L'appello alla responsabilità: la richiesta di un "nuovo patto sociale"
Di fronte a questa emergenza, le parti sociali levano un coro unanime per chiedere un'inversione di rotta radicale. Non bastano più i messaggi di cordoglio dopo ogni tragedia. La CGIL invoca un vero e proprio cambio di mentalità culturale, accompagnato da un potenziamento dei controlli e dall'applicazione di pene severe per chi viola le normative. L'obiettivo è scardinare la logica per cui la sicurezza è vista come un intralcio o un costo superfluo.
Al contrario, essa andrebbe concepita come un investimento sul valore stesso dell'azienda e del suo marchio, un'evoluzione virtuosa supportata peraltro da strumenti concreti come il bando ISI INAIL, che mette a disposizione contributi a fondo perduto proprio per le imprese che decidono di investire attivamente per elevare i propri standard di sicurezza. La sola esistenza di aiuti di questo genere smantella completamente l'alibi del “costo”, trasformando la sicurezza in un'opportunità di crescita e modernizzazione, oltre che in un dovere etico irrinunciabile.
Sulla stessa linea si muove la CISL, che nel suo report sollecita la creazione di un "nuovo patto sociale" mirato a proteggere la salute e la vita dei lavoratori. Una grande alleanza strategica che deve vedere protagonisti il Governo, l'INAIL, l'Ispettorato Nazionale del Lavoro, le altre istituzioni pubbliche, le aziende e le organizzazioni sindacali. Il principio cardine di questa iniziativa è chiaro e non negoziabile: la sicurezza non è un costo, ma un valore imprescindibile per la dignità della persona e per la salute stessa del nostro sistema produttivo e sociale.

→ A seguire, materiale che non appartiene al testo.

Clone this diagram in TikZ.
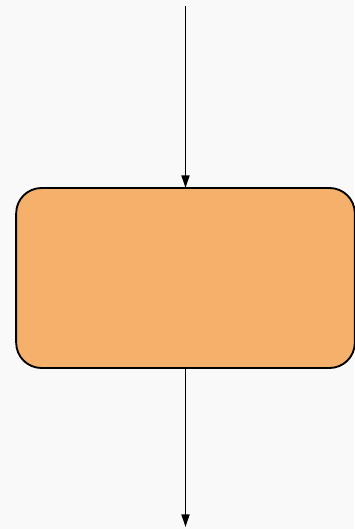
\documentclass[tikz,border=0pt]{standalone}
\usetikzlibrary{arrows.meta}
\definecolor{bg}{HTML}{F9F9F9}
\definecolor{boxfill}{HTML}{F5B16C}
\tikzset{
  procbox/.style={draw=black, line width=1.4pt, fill=boxfill, rounded corners=19pt,
    minimum width=254pt, minimum height=135pt, inner sep=0pt, outer sep=0pt},
  flow/.style={draw=black, line width=1.3pt, -{Triangle[length=9.5pt,width=6pt]}}
}
\begin{document}
\begin{tikzpicture}[x=0.75pt,y=-0.75pt]
\fill[bg] (0,0) rectangle (354,529);
\useasboundingbox (0,0) rectangle (354,529);
\node[procbox] (box) at (185.5,278) {};
\coordinate (top) at (185.5,6);
\coordinate (bot) at (185.5,527);
\draw[flow] (top) -- (box.north);
\draw[flow] (box.south) -- (bot);
\end{tikzpicture}
\end{document}
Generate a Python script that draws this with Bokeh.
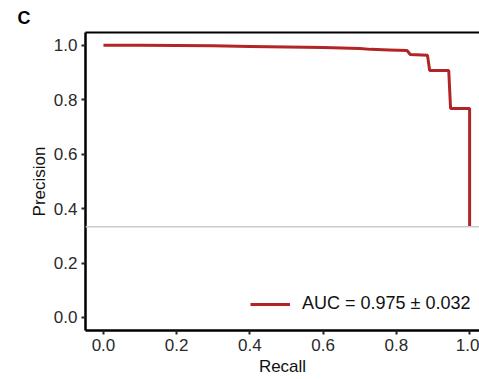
from bokeh.plotting import figure
from bokeh.models import LinearAxis, FixedTicker, Span, Legend, LegendItem, Range1d, Title
from bokeh.embed import file_html
from bokeh.resources import INLINE

# Data (step PR curve)
recall = [0.0, 0.10, 0.20, 0.30, 0.40, 0.50, 0.60, 0.65, 0.70, 0.73, 0.78, 0.829, 0.838, 0.885, 0.891, 0.943, 0.948, 1.0, 1.0]
precision = [1.0, 1.0, 0.999, 0.998, 0.996, 0.994, 0.992, 0.990, 0.988, 0.985, 0.983, 0.981, 0.966, 0.963, 0.907, 0.907, 0.768, 0.768, 0.333]
baseline = 0.333
legend_label = "AUC = 0.975 \u00b1 0.032"
ticks = [0.0, 0.2, 0.4, 0.6, 0.8, 1.0]
tick_labels = ["0.0", "0.2", "0.4", "0.6", "0.8", "1.0"]

FONT = "Liberation Sans"
RED = "#B22426"

p = figure(width=479, height=379, output_backend="svg", toolbar_location=None,
           x_range=Range1d(-0.049, 1.027), y_range=Range1d(-0.048, 1.047),
           min_border_left=85, min_border_right=0, min_border_top=23, min_border_bottom=49)
p.outline_line_color = None
p.xgrid.visible = False
p.ygrid.visible = False
p.background_fill_color = "white"

# baseline
p.add_layout(Span(location=baseline, dimension="width", line_color="#cccccc", line_width=1.5))

r = p.line(recall, precision, line_color=RED, line_width=3)

labels = dict(zip(ticks, tick_labels))
for ax in (p.xaxis[0], p.yaxis[0]):
    ax.ticker = FixedTicker(ticks=ticks)
    ax.major_label_overrides = labels
    ax.axis_line_width = 2.5
    ax.axis_line_color = "black"
    ax.major_tick_line_width = 2
    ax.major_tick_line_color = "#222222"
    ax.major_tick_out = 4
    ax.major_tick_in = 0
    ax.minor_tick_line_color = None
    ax.major_label_text_font = FONT
    ax.major_label_text_font_size = "17px"
    ax.major_label_text_color = "#2a2a2a"
    ax.axis_label_text_font = FONT
    ax.axis_label_text_font_size = "17px"
    ax.axis_label_text_font_style = "normal"
    ax.axis_label_text_color = "#111111"

p.xaxis.axis_label = "Recall"
p.yaxis.axis_label = "Precision"
p.xaxis.major_label_standoff = 4
p.yaxis.major_label_standoff = 4
p.xaxis.axis_label_standoff = 3
p.yaxis.axis_label_standoff = 2

# top border
top = LinearAxis(ticker=FixedTicker(ticks=[]), axis_line_width=2, axis_line_color="black",
                 major_tick_line_color=None, minor_tick_line_color=None,
                 major_label_text_font_size="0px")
p.add_layout(top, "above")

t = Title(text="C", text_font=FONT, text_font_size="18px", text_font_style="bold",
          align="left", offset=-68, text_color="black")
p.add_layout(t, "above")

legend = Legend(items=[LegendItem(label=legend_label, renderers=[r])],
                location=(165, 16), border_line_color=None, background_fill_alpha=0,
                padding=0, margin=0, glyph_width=40, label_standoff=12,
                label_text_font=FONT, label_text_font_size="18px", label_text_color="#111111")
p.add_layout(legend)

open("out.html", "w").write(file_html(p, INLINE))
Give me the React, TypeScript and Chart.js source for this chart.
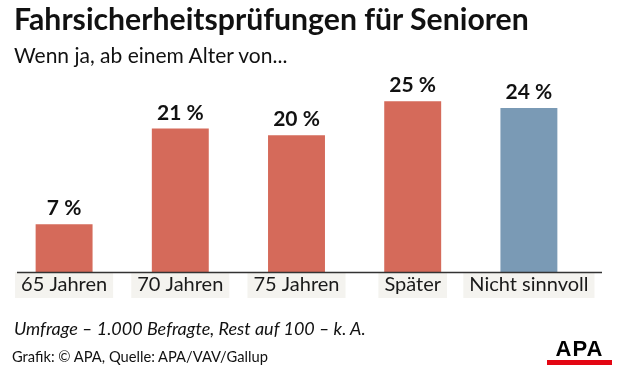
import React, { useEffect, useRef } from "react";
import { Chart, registerables } from "chart.js";

Chart.register(...registerables);

const categories = ["65 Jahren", "70 Jahren", "75 Jahren", "Später", "Nicht sinnvoll"];
const values = [7, 21, 20, 25, 24];
const barColors = ["#d56a5a", "#d56a5a", "#d56a5a", "#d56a5a", "#7a9ab5"];
const valueLabels = values.map((v) => `${v} %`);

const titleText = "Fahrsicherheitsprüfungen für Senioren";
const subtitleText = "Wenn ja, ab einem Alter von...";
const noteText = "Umfrage – 1.000 Befragte, Rest auf 100 – k. A.";
const sourceText = "Grafik: © APA, Quelle: APA/VAV/Gallup";

const FONT = "Lato, 'Noto Sans', sans-serif";

const valueLabelPlugin = {
  id: "valueLabels",
  afterDatasetsDraw(chart: any) {
    const ctx = chart.ctx;
    const meta = chart.getDatasetMeta(0);
    ctx.save();
    ctx.font = `bold 21px ${FONT}`;
    ctx.fillStyle = "#111111";
    ctx.textAlign = "center";
    ctx.textBaseline = "alphabetic";
    meta.data.forEach((el: any, i: number) => {
      ctx.fillText(valueLabels[i], el.x, el.y - 9);
    });
    ctx.restore();
  },
};

const axisLinePlugin = {
  id: "axisLine",
  afterDraw(chart: any) {
    const { ctx, chartArea } = chart;
    ctx.save();
    ctx.strokeStyle = "#333333";
    ctx.lineWidth = 1.5;
    ctx.beginPath();
    ctx.moveTo(chartArea.left + 11, chartArea.bottom + 0.5);
    ctx.lineTo(chartArea.right + 15, chartArea.bottom + 0.5);
    ctx.stroke();
    ctx.restore();
  },
};

export default function App() {
  const canvasRef = useRef<HTMLCanvasElement | null>(null);

  useEffect(() => {
    if (!canvasRef.current) return;
    const chart = new Chart(canvasRef.current, {
      type: "bar",
      data: {
        labels: categories,
        datasets: [
          {
            data: values,
            backgroundColor: barColors,
            borderWidth: 0,
            categoryPercentage: 1,
            barPercentage: 0.49,
          },
        ],
      },
      options: {
        animation: false,
        responsive: false,
        maintainAspectRatio: false,
        layout: { padding: { left: 6, right: 33, top: 67, bottom: 80 } },
        plugins: {
          legend: { display: false },
          tooltip: { enabled: false },
          title: { display: false },
        },
        scales: {
          x: {
            grid: { display: false, drawTicks: false },
            border: { display: false },
            ticks: {
              color: "#1a1a1a",
              font: { family: FONT, size: 20 },
              padding: 1,
              maxRotation: 0,
              autoSkip: false,
              showLabelBackdrop: true,
              backdropColor: "#f4f3ef",
              backdropPadding: { x: 6, y: 6.5 },
            },
          },
          y: {
            display: false,
            min: 0,
            max: 30,
          },
        },
      },
      plugins: [valueLabelPlugin, axisLinePlugin],
    });
    return () => chart.destroy();
  }, []);

  const base: React.CSSProperties = {
    position: "absolute",
    left: 14,
    whiteSpace: "nowrap",
    fontFamily: FONT,
    color: "#111111",
    margin: 0,
  };

  return (
    <div
      style={{
        position: "fixed",
        left: 0,
        top: 0,
        width: 620,
        height: 378,
        background: "#ffffff",
        overflow: "hidden",
      }}
    >
      <canvas
        ref={canvasRef}
        width={620}
        height={378}
        style={{ position: "absolute", left: 0, top: 0, width: 620, height: 378 }}
      />
      <div style={{ ...base, top: 0.2, fontSize: 30.2, lineHeight: "36.24px", fontWeight: 700 }}>
        {titleText}
      </div>
      <div style={{ ...base, top: 42.3, fontSize: 21, lineHeight: "25.2px" }}>{subtitleText}</div>
      <div style={{ ...base, top: 317.5, fontSize: 18, lineHeight: "21.6px", fontStyle: "italic" }}>
        {noteText}
      </div>
      <div style={{ ...base, left: 12, top: 347.5, fontSize: 14.7, lineHeight: "17.64px" }}>{sourceText}</div>
      <div
        style={{
          position: "absolute",
          left: 547,
          top: 338,
          width: 65,
          textAlign: "center",
          fontFamily: "'Liberation Sans', Arial, sans-serif",
          fontWeight: 700,
          fontSize: 22,
          lineHeight: "22px",
          letterSpacing: 1,
          color: "#000000",
        }}
      >
        APA
      </div>
      <div
        style={{
          position: "absolute",
          left: 547,
          top: 360,
          width: 65,
          height: 5,
          background: "#e30613",
        }}
      />
    </div>
  );
}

Gli incidenti sul lavoro in Piemonte sono lo specchio di una crisi che intreccia responsabilità individuali e collettive, negligenze e falle strutturali. Le cifre e le cronache non descrivono fatalità ineluttabili, ma eventi che si sarebbero potuti e dovuti evitare. È tempo di passare dalle parole ai fatti, trasformando l'indignazione in azioni concrete e coordinate, perché nessun lavoratore debba più pagare con la vita il proprio diritto al lavoro.